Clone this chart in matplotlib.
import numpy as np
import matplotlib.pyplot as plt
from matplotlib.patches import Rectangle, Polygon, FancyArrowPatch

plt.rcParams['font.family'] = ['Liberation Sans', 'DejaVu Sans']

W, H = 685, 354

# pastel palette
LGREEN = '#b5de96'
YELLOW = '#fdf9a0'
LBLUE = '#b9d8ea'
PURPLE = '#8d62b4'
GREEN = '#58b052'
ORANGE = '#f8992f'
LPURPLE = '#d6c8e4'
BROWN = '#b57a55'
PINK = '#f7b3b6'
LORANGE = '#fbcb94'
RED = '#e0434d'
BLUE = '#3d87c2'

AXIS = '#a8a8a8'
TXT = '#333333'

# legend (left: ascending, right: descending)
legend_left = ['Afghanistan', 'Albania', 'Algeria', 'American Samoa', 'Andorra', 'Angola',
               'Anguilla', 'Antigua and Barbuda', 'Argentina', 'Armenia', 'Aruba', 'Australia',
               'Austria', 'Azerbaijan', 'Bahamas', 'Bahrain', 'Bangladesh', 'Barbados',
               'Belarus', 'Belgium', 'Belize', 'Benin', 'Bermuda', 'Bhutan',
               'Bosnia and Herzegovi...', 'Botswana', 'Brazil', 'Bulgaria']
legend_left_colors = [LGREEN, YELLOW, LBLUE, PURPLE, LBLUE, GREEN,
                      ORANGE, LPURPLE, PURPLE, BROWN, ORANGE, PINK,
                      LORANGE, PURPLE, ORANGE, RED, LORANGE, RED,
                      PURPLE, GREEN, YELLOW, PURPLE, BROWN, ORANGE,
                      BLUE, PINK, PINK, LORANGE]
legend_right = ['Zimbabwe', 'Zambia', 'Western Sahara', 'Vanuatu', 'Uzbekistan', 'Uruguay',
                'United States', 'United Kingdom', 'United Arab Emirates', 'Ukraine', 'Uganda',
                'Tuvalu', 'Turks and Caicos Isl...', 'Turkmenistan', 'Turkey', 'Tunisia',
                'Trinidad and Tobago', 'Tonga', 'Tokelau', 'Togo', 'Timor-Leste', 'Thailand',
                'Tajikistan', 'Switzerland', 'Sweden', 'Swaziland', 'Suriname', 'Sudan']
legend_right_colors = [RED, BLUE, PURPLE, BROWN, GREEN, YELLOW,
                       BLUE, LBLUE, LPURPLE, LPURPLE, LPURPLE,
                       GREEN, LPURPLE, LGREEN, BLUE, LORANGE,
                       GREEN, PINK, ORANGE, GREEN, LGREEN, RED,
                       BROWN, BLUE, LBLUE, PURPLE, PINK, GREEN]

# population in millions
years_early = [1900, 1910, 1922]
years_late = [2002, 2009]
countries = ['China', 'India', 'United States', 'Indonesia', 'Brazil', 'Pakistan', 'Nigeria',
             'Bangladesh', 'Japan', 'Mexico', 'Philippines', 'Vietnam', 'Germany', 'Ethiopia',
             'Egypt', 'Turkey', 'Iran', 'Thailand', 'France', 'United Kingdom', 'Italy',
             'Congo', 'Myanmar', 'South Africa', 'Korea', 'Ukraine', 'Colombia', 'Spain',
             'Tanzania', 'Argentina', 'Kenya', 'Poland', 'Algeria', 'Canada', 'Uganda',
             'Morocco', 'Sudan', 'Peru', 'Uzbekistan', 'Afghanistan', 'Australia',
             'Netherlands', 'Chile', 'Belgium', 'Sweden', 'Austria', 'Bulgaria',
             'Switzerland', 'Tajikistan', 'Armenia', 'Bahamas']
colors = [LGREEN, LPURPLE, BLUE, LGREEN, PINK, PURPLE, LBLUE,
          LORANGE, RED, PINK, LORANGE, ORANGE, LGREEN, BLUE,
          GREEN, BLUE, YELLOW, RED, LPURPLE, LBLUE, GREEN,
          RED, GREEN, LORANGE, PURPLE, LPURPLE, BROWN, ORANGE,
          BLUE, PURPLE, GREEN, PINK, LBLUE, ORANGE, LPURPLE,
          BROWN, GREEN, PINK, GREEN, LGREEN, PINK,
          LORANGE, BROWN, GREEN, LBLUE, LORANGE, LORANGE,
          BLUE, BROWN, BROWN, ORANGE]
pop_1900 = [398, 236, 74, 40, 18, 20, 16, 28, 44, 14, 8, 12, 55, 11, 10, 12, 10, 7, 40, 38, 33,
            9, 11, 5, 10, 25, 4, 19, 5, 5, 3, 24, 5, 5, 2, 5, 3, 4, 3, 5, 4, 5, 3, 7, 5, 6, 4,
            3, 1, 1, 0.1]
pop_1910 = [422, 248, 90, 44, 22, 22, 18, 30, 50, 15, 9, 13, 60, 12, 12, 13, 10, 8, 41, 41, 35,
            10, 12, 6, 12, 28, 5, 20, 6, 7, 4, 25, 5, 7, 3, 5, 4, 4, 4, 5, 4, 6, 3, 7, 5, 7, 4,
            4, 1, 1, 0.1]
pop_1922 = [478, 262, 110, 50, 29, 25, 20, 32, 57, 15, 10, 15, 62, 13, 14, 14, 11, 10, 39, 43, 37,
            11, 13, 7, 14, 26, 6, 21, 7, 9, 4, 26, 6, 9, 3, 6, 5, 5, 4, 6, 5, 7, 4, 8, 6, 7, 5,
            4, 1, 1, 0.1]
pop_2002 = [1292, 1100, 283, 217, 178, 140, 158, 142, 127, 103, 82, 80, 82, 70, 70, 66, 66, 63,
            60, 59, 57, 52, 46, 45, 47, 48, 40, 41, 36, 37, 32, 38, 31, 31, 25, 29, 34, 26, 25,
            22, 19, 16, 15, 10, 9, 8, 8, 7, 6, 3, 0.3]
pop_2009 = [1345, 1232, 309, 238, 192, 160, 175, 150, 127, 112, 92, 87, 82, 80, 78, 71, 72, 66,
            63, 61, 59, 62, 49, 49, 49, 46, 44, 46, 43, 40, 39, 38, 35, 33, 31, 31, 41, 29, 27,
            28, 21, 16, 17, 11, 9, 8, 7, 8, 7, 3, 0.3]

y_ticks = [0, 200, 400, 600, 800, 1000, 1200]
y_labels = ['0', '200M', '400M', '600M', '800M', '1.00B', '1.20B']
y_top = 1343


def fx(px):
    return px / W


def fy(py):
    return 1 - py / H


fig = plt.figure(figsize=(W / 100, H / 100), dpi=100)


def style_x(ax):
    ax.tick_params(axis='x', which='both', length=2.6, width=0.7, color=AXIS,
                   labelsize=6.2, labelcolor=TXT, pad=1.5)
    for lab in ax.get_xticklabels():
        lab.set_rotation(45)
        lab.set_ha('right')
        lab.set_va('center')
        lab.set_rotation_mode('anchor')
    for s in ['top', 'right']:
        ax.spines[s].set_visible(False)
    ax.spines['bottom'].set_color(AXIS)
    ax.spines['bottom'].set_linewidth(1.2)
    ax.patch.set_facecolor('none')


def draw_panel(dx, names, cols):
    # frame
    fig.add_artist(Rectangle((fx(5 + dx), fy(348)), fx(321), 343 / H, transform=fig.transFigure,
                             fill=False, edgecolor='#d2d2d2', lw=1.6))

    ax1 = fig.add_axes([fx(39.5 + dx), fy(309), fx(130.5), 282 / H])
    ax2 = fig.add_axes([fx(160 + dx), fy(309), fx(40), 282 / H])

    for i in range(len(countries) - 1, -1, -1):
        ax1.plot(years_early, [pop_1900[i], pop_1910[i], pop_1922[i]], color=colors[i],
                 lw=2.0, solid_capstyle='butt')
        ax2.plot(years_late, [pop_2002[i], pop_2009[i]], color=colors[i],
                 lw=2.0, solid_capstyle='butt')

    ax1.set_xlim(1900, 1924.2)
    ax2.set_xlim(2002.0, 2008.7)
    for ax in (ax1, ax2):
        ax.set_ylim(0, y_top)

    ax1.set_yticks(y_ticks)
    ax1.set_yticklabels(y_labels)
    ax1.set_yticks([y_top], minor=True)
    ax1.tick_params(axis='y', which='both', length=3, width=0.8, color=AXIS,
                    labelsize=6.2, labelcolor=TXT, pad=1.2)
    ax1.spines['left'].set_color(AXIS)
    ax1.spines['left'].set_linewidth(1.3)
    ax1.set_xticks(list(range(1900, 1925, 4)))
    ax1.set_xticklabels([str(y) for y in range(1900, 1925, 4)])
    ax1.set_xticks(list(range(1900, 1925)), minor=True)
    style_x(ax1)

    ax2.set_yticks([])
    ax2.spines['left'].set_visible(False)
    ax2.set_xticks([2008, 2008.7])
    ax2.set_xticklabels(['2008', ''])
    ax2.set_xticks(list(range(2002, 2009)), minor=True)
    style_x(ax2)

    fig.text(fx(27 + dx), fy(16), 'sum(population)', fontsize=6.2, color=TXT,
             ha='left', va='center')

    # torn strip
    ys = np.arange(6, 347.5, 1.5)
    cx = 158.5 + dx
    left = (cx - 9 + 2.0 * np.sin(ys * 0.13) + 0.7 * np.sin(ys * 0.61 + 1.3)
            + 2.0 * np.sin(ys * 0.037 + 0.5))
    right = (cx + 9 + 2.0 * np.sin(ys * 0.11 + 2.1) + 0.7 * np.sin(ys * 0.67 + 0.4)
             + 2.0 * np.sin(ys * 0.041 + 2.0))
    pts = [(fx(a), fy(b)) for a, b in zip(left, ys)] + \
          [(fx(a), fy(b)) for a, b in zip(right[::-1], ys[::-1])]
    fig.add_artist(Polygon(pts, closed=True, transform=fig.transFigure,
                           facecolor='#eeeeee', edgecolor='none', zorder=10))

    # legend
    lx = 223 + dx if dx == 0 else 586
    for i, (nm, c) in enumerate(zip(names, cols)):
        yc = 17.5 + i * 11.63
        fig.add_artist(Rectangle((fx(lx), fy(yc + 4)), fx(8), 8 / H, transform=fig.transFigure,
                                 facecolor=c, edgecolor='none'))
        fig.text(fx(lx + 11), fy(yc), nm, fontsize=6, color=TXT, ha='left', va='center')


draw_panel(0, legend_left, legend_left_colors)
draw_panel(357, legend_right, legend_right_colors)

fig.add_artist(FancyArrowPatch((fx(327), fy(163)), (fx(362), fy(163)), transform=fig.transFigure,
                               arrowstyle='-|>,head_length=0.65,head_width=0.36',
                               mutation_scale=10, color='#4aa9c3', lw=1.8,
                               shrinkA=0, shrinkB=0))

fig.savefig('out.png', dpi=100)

______

EXERCISE GOAL ▸
Begin with the first line of the data above and, please, print each line exactly until you have printed the line containing "TXT = '#333333'"; print nothing else.

FINISHED EXERCISE ▸
Clone this chart in matplotlib.
import numpy as np
import matplotlib.pyplot as plt
from matplotlib.patches import Rectangle, Polygon, FancyArrowPatch

plt.rcParams['font.family'] = ['Liberation Sans', 'DejaVu Sans']

W, H = 685, 354

# pastel palette
LGREEN = '#b5de96'
YELLOW = '#fdf9a0'
LBLUE = '#b9d8ea'
PURPLE = '#8d62b4'
GREEN = '#58b052'
ORANGE = '#f8992f'
LPURPLE = '#d6c8e4'
BROWN = '#b57a55'
PINK = '#f7b3b6'
LORANGE = '#fbcb94'
RED = '#e0434d'
BLUE = '#3d87c2'

AXIS = '#a8a8a8'
TXT = '#333333'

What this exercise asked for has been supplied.